▶ _DATA PROVIDED_

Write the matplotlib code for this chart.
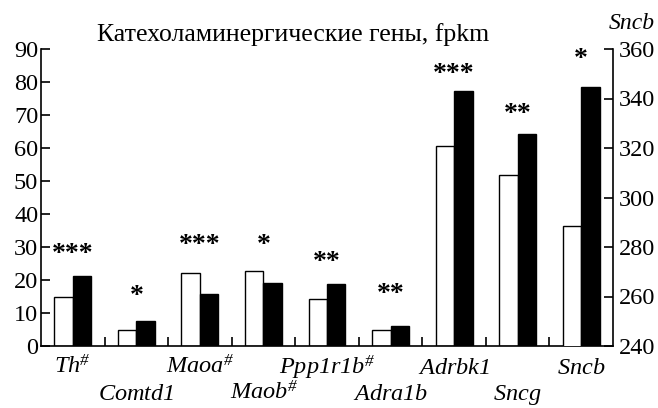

---

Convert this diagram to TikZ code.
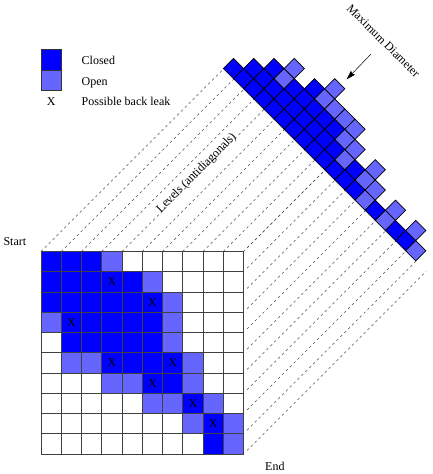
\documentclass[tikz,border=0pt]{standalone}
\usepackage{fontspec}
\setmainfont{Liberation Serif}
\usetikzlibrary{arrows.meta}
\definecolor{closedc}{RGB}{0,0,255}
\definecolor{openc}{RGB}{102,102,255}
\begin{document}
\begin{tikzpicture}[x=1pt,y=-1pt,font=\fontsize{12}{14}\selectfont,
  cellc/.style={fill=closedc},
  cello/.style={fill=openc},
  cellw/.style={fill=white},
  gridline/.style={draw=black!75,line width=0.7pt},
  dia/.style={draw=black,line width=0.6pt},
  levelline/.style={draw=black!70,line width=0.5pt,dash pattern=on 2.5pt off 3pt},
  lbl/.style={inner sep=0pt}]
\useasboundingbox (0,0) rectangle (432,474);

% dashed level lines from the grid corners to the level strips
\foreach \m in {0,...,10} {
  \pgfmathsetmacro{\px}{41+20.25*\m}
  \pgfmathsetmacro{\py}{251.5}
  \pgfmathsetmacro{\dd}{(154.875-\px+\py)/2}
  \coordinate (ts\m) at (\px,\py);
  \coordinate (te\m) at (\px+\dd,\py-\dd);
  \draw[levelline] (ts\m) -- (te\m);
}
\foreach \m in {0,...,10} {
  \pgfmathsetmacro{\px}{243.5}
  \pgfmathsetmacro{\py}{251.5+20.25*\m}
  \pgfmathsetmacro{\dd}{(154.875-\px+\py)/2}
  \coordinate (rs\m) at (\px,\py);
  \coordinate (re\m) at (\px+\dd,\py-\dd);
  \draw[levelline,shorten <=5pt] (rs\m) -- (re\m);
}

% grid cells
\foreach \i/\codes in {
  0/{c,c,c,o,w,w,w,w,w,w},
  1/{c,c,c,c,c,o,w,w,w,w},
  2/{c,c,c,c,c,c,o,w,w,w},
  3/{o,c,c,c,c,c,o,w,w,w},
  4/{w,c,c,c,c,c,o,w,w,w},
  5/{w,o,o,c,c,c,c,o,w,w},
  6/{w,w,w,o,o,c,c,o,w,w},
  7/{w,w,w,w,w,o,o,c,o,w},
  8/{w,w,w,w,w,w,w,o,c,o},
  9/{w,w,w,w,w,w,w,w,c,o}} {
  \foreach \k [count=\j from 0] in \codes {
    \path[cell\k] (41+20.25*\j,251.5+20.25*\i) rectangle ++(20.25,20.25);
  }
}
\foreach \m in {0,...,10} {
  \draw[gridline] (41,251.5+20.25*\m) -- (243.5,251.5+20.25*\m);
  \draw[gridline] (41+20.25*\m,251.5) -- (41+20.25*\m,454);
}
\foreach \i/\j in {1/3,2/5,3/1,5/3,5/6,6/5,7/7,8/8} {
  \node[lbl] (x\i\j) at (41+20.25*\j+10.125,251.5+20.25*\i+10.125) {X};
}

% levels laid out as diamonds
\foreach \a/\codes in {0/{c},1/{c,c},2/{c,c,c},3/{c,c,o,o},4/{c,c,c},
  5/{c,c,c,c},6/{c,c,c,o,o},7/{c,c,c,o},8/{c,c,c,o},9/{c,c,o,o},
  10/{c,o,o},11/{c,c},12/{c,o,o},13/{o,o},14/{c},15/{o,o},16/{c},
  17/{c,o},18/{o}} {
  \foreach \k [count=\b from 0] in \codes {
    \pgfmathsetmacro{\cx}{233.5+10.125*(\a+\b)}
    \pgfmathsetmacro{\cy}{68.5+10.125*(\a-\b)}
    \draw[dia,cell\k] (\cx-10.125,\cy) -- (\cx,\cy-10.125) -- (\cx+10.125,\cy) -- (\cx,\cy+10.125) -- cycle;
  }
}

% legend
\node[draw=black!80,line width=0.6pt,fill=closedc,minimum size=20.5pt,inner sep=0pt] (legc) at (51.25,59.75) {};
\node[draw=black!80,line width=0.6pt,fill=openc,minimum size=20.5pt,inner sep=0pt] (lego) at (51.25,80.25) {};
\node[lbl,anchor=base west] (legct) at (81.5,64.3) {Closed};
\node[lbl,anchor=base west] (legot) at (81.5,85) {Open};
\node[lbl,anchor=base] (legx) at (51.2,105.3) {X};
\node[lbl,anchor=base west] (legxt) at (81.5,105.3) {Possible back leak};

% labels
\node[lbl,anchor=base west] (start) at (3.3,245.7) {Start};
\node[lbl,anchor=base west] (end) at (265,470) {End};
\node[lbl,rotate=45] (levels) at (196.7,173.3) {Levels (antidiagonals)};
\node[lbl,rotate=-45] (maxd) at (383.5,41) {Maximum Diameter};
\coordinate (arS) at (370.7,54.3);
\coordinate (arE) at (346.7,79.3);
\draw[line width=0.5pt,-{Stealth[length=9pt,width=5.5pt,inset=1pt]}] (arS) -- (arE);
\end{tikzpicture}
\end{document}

▶ _EXERCISE_
Extract all lines from the material above that include the word "this".

▶ _WRITTEN SOLUTION_
Write the matplotlib code for this chart.
Convert this diagram to TikZ code.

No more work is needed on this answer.